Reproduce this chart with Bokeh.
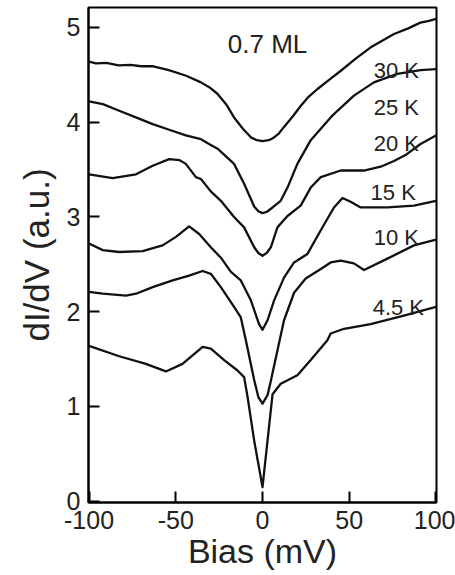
from bokeh.plotting import figure
from bokeh.models import Range1d, FixedTicker, ColumnDataSource
from bokeh.core.properties import value
from bokeh.embed import file_html
from bokeh.resources import INLINE

# Tunneling spectra dI/dV vs bias at several temperatures (curves are offset)
temps = ["30 K", "25 K", "20 K", "15 K", "10 K", "4.5 K"]

bias_30 = [-100, -96, -90, -83, -76, -70, -63, -54, -44, -35.5, -30, -26, -21, -16.4, -11.3, -6.7, -3.3, 0,
           3.6, 5.9, 9.4, 12.4, 17.4, 22, 26.7, 31.7, 39.3, 45, 53.7, 62.4, 70, 75.8, 84, 91, 96, 100]
didv_30 = [4.64, 4.62, 4.625, 4.60, 4.605, 4.59, 4.59, 4.55, 4.49, 4.42, 4.36, 4.30, 4.19, 4.05, 3.93, 3.84, 3.81, 3.80,
           3.81, 3.83, 3.88, 3.95, 4.06, 4.17, 4.27, 4.35, 4.46, 4.54, 4.67, 4.79, 4.87, 4.93, 4.99, 5.05, 5.07, 5.09]

bias_25 = [-100, -92, -82.6, -73, -63.3, -53.8, -44.2, -35.5, -29.8, -25.9, -16.4, -10.6, -4.8, -2.4, 0,
           2.6, 5.8, 10.5, 14.4, 20.1, 27.8, 33.6, 39.3, 43.2, 52.7, 64.2, 77.7, 91.1, 100]
didv_25 = [4.22, 4.19, 4.12, 4.05, 3.98, 3.92, 3.86, 3.82, 3.76, 3.72, 3.56, 3.35, 3.11, 3.06, 3.04,
           3.055, 3.10, 3.17, 3.31, 3.56, 3.81, 3.93, 4.05, 4.12, 4.28, 4.42, 4.51, 4.55, 4.56]

bias_20 = [-100, -86.4, -72.9, -63.3, -53.8, -48, -44.2, -38.4, -35.5, -29.8, -24, -16.4, -10.6, -4.8, -2.4, 0,
           2.4, 4.8, 8.6, 14.4, 22, 27.8, 33.6, 45.1, 58.5, 68.1, 75.8, 83, 91.1, 100]
didv_20 = [3.45, 3.41, 3.45, 3.54, 3.61, 3.60, 3.56, 3.42, 3.40, 3.27, 3.17, 3.00, 2.89, 2.68, 2.62, 2.59,
           2.62, 2.68, 2.89, 3.01, 3.12, 3.31, 3.42, 3.49, 3.49, 3.53, 3.59, 3.66, 3.77, 3.86]

bias_15 = [-100, -92.1, -82.6, -69.1, -57.6, -49.9, -42.3, -36.5, -29.8, -24, -18.2, -12.5, -6.7, -2, 0,
           2.9, 6.7, 12.4, 18.2, 25.9, 33.6, 41.2, 46.1, 50.8, 56.6, 72, 87.3, 100]
didv_15 = [2.72, 2.65, 2.63, 2.64, 2.70, 2.79, 2.90, 2.82, 2.68, 2.57, 2.42, 2.33, 2.12, 1.87, 1.81,
           1.91, 2.12, 2.36, 2.52, 2.61, 2.86, 3.10, 3.20, 3.16, 3.10, 3.10, 3.12, 3.17]

bias_10 = [-100, -92.1, -78.7, -72.9, -63.3, -51.8, -42.3, -34.5, -29.8, -24, -16.4, -12.5, -9.6, -4.8, -2.4, 0,
           2.9, 4.8, 8.6, 12.4, 18.2, 24.9, 33.6, 39.3, 45.1, 52.7, 58.5, 72, 87.3, 100]
didv_10 = [2.21, 2.19, 2.17, 2.19, 2.26, 2.33, 2.38, 2.43, 2.40, 2.26, 2.05, 1.94, 1.70, 1.28, 1.10, 1.03,
           1.12, 1.27, 1.59, 1.91, 2.20, 2.35, 2.45, 2.52, 2.54, 2.51, 2.44, 2.56, 2.70, 2.76]

bias_45 = [-100, -82.6, -67.2, -55.7, -46.1, -34.5, -29.8, -22.1, -14.4, -10.6, -8.6, -4.8, 0,
           2.9, 5.8, 10.5, 20.1, 27.8, 37.4, 39.3, 47, 62.3, 81.5, 100]
didv_45 = [1.64, 1.53, 1.45, 1.37, 1.45, 1.63, 1.61, 1.49, 1.38, 1.31, 1.10, 0.64, 0.15,
           0.64, 1.13, 1.24, 1.33, 1.49, 1.70, 1.77, 1.82, 1.87, 1.96, 2.05]

x_ticks = [-100, -50, 0, 50, 100]
x_tick_text = ["-100", "-50", "0", "50", "100"]
y_ticks = [0, 1, 2, 3, 4, 5]

FONT = "Liberation Sans"

p = figure(width=455, height=575,
           x_range=Range1d(-100.3, 100.3), y_range=Range1d(-0.013, 5.21),
           output_backend="svg", toolbar_location=None,
           min_border_left=88, min_border_right=19,
           min_border_top=7, min_border_bottom=73)

p.background_fill_color = "white"
p.border_fill_color = "white"
p.grid.visible = False
p.outline_line_color = "black"
p.outline_line_width = 2
p.outline_line_alpha = 1

series = [(bias_30, didv_30), (bias_25, didv_25), (bias_20, didv_20),
          (bias_15, didv_15), (bias_10, didv_10), (bias_45, didv_45)]
for bx, dy in series:
    p.line(bx, dy, line_color="#111111", line_width=2.3, line_join="round")

# axes
p.xaxis.ticker = FixedTicker(ticks=x_ticks)
p.yaxis.ticker = FixedTicker(ticks=y_ticks)
p.xaxis.major_label_overrides = {t: s for t, s in zip(x_ticks, x_tick_text)}
for ax in (p.xaxis[0], p.yaxis[0]):
    ax.axis_line_width = 2
    ax.axis_line_color = "black"
    ax.major_tick_in = 11
    ax.major_tick_out = 0
    ax.major_tick_line_width = 2
    ax.major_tick_line_color = "black"
    ax.minor_tick_line_color = None
    ax.major_label_text_font = FONT
    ax.major_label_text_font_size = "25px"
    ax.major_label_text_color = "#222222"
    ax.axis_label_text_font = FONT
    ax.axis_label_text_font_style = "normal"
    ax.axis_label_text_color = "#222222"

p.xaxis.axis_label = "Bias (mV)"
p.yaxis.axis_label = "dI/dV (a.u.)"
p.xaxis.axis_label_text_font_size = "34px"
p.yaxis.axis_label_text_font_size = "35px"
p.xaxis.major_label_standoff = 8
p.xaxis.axis_label_standoff = 0
p.yaxis.major_label_standoff = 8
p.yaxis.axis_label_standoff = 8

# temperature labels and coverage annotation
label_x = [64.1, 64.1, 64.1, 62.3, 64.1, 63.5]
label_y = [4.54, 4.15, 3.77, 3.26, 2.78, 2.04]
src = ColumnDataSource(dict(x=label_x, y=label_y, t=temps))
p.text(x="x", y="y", text="t", source=src, text_font=value(FONT),
       text_font_size="22px", text_color="#222222",
       text_align="left", text_baseline="alphabetic")

p.text(x=[-20], y=[4.83], text=["0.7 ML"], text_font=value(FONT),
       text_font_size="26px", text_color="#222222",
       text_align="left", text_baseline="alphabetic")

open("out.html", "w").write(file_html(p, INLINE))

§ **STATED GOAL**: Leave out the pictures and reproduce the rest of the listing exactly.

§ **REPLY TO THE EXERCISE**:
Reproduce this chart with Bokeh.
from bokeh.plotting import figure
from bokeh.models import Range1d, FixedTicker, ColumnDataSource
from bokeh.core.properties import value
from bokeh.embed import file_html
from bokeh.resources import INLINE

# Tunneling spectra dI/dV vs bias at several temperatures (curves are offset)
temps = ["30 K", "25 K", "20 K", "15 K", "10 K", "4.5 K"]

bias_30 = [-100, -96, -90, -83, -76, -70, -63, -54, -44, -35.5, -30, -26, -21, -16.4, -11.3, -6.7, -3.3, 0,
           3.6, 5.9, 9.4, 12.4, 17.4, 22, 26.7, 31.7, 39.3, 45, 53.7, 62.4, 70, 75.8, 84, 91, 96, 100]
didv_30 = [4.64, 4.62, 4.625, 4.60, 4.605, 4.59, 4.59, 4.55, 4.49, 4.42, 4.36, 4.30, 4.19, 4.05, 3.93, 3.84, 3.81, 3.80,
           3.81, 3.83, 3.88, 3.95, 4.06, 4.17, 4.27, 4.35, 4.46, 4.54, 4.67, 4.79, 4.87, 4.93, 4.99, 5.05, 5.07, 5.09]

bias_25 = [-100, -92, -82.6, -73, -63.3, -53.8, -44.2, -35.5, -29.8, -25.9, -16.4, -10.6, -4.8, -2.4, 0,
           2.6, 5.8, 10.5, 14.4, 20.1, 27.8, 33.6, 39.3, 43.2, 52.7, 64.2, 77.7, 91.1, 100]
didv_25 = [4.22, 4.19, 4.12, 4.05, 3.98, 3.92, 3.86, 3.82, 3.76, 3.72, 3.56, 3.35, 3.11, 3.06, 3.04,
           3.055, 3.10, 3.17, 3.31, 3.56, 3.81, 3.93, 4.05, 4.12, 4.28, 4.42, 4.51, 4.55, 4.56]

bias_20 = [-100, -86.4, -72.9, -63.3, -53.8, -48, -44.2, -38.4, -35.5, -29.8, -24, -16.4, -10.6, -4.8, -2.4, 0,
           2.4, 4.8, 8.6, 14.4, 22, 27.8, 33.6, 45.1, 58.5, 68.1, 75.8, 83, 91.1, 100]
didv_20 = [3.45, 3.41, 3.45, 3.54, 3.61, 3.60, 3.56, 3.42, 3.40, 3.27, 3.17, 3.00, 2.89, 2.68, 2.62, 2.59,
           2.62, 2.68, 2.89, 3.01, 3.12, 3.31, 3.42, 3.49, 3.49, 3.53, 3.59, 3.66, 3.77, 3.86]

bias_15 = [-100, -92.1, -82.6, -69.1, -57.6, -49.9, -42.3, -36.5, -29.8, -24, -18.2, -12.5, -6.7, -2, 0,
           2.9, 6.7, 12.4, 18.2, 25.9, 33.6, 41.2, 46.1, 50.8, 56.6, 72, 87.3, 100]
didv_15 = [2.72, 2.65, 2.63, 2.64, 2.70, 2.79, 2.90, 2.82, 2.68, 2.57, 2.42, 2.33, 2.12, 1.87, 1.81,
           1.91, 2.12, 2.36, 2.52, 2.61, 2.86, 3.10, 3.20, 3.16, 3.10, 3.10, 3.12, 3.17]

bias_10 = [-100, -92.1, -78.7, -72.9, -63.3, -51.8, -42.3, -34.5, -29.8, -24, -16.4, -12.5, -9.6, -4.8, -2.4, 0,
           2.9, 4.8, 8.6, 12.4, 18.2, 24.9, 33.6, 39.3, 45.1, 52.7, 58.5, 72, 87.3, 100]
didv_10 = [2.21, 2.19, 2.17, 2.19, 2.26, 2.33, 2.38, 2.43, 2.40, 2.26, 2.05, 1.94, 1.70, 1.28, 1.10, 1.03,
           1.12, 1.27, 1.59, 1.91, 2.20, 2.35, 2.45, 2.52, 2.54, 2.51, 2.44, 2.56, 2.70, 2.76]

bias_45 = [-100, -82.6, -67.2, -55.7, -46.1, -34.5, -29.8, -22.1, -14.4, -10.6, -8.6, -4.8, 0,
           2.9, 5.8, 10.5, 20.1, 27.8, 37.4, 39.3, 47, 62.3, 81.5, 100]
didv_45 = [1.64, 1.53, 1.45, 1.37, 1.45, 1.63, 1.61, 1.49, 1.38, 1.31, 1.10, 0.64, 0.15,
           0.64, 1.13, 1.24, 1.33, 1.49, 1.70, 1.77, 1.82, 1.87, 1.96, 2.05]

x_ticks = [-100, -50, 0, 50, 100]
x_tick_text = ["-100", "-50", "0", "50", "100"]
y_ticks = [0, 1, 2, 3, 4, 5]

FONT = "Liberation Sans"

p = figure(width=455, height=575,
           x_range=Range1d(-100.3, 100.3), y_range=Range1d(-0.013, 5.21),
           output_backend="svg", toolbar_location=None,
           min_border_left=88, min_border_right=19,
           min_border_top=7, min_border_bottom=73)

p.background_fill_color = "white"
p.border_fill_color = "white"
p.grid.visible = False
p.outline_line_color = "black"
p.outline_line_width = 2
p.outline_line_alpha = 1

series = [(bias_30, didv_30), (bias_25, didv_25), (bias_20, didv_20),
          (bias_15, didv_15), (bias_10, didv_10), (bias_45, didv_45)]
for bx, dy in series:
    p.line(bx, dy, line_color="#111111", line_width=2.3, line_join="round")

# axes
p.xaxis.ticker = FixedTicker(ticks=x_ticks)
p.yaxis.ticker = FixedTicker(ticks=y_ticks)
p.xaxis.major_label_overrides = {t: s for t, s in zip(x_ticks, x_tick_text)}
for ax in (p.xaxis[0], p.yaxis[0]):
    ax.axis_line_width = 2
    ax.axis_line_color = "black"
    ax.major_tick_in = 11
    ax.major_tick_out = 0
    ax.major_tick_line_width = 2
    ax.major_tick_line_color = "black"
    ax.minor_tick_line_color = None
    ax.major_label_text_font = FONT
    ax.major_label_text_font_size = "25px"
    ax.major_label_text_color = "#222222"
    ax.axis_label_text_font = FONT
    ax.axis_label_text_font_style = "normal"
    ax.axis_label_text_color = "#222222"

p.xaxis.axis_label = "Bias (mV)"
p.yaxis.axis_label = "dI/dV (a.u.)"
p.xaxis.axis_label_text_font_size = "34px"
p.yaxis.axis_label_text_font_size = "35px"
p.xaxis.major_label_standoff = 8
p.xaxis.axis_label_standoff = 0
p.yaxis.major_label_standoff = 8
p.yaxis.axis_label_standoff = 8

# temperature labels and coverage annotation
label_x = [64.1, 64.1, 64.1, 62.3, 64.1, 63.5]
label_y = [4.54, 4.15, 3.77, 3.26, 2.78, 2.04]
src = ColumnDataSource(dict(x=label_x, y=label_y, t=temps))
p.text(x="x", y="y", text="t", source=src, text_font=value(FONT),
       text_font_size="22px", text_color="#222222",
       text_align="left", text_baseline="alphabetic")

p.text(x=[-20], y=[4.83], text=["0.7 ML"], text_font=value(FONT),
       text_font_size="26px", text_color="#222222",
       text_align="left", text_baseline="alphabetic")

open("out.html", "w").write(file_html(p, INLINE))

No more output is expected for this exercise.